Là encore, la question des réfugiés ne doit pas être abordée au niveau national, mais international.

Idée 17 :                           Les migrants, en conclusion

Le réfugié est dans une situation transitoire. Il a d’abord vocation à rentrer chez lui, une fois la crise terminée. La vie en camp ne devrait être que temporaire : le temps que la situation qui a provoqué le départ s’améliore. Malheureusement, certaines situations perdurent (les Palestiniens, depuis 1947) et créent des états de fait qu’il faut d’abord prévenir pour pouvoir les gérer.

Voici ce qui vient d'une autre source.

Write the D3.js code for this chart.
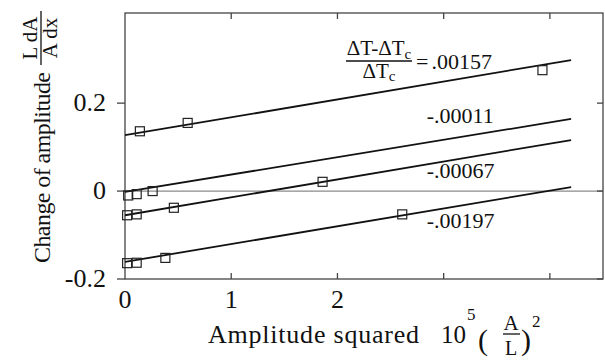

S’il ne rentre pas chez lui, le réfugié devient donc soit exilé – si une demande d’asile de sa part a reçu une réponse favorable, auquel cas il bénéficie du statut de réfugié dans son pays d’accueil – soit il devient un migrant, cherchant à s’établir et à poursuivre sa vie dans un pays autre que le sien.
On voit que, dans tous les cas, l’axe d’une politique audacieuse, responsable, généreuse et durable, tient dans les deux termes indissociables : « Accueillir largement, expulser résolument ». Fondée sur des valeurs d’ouverture, de justice, mais aussi de rigueur et de respect des engagements, cette politique dépasse la contradiction dans laquelle nous sommes actuellement enfermés, et propose une perspective progressiste à faire partager avec nos partenaires européens.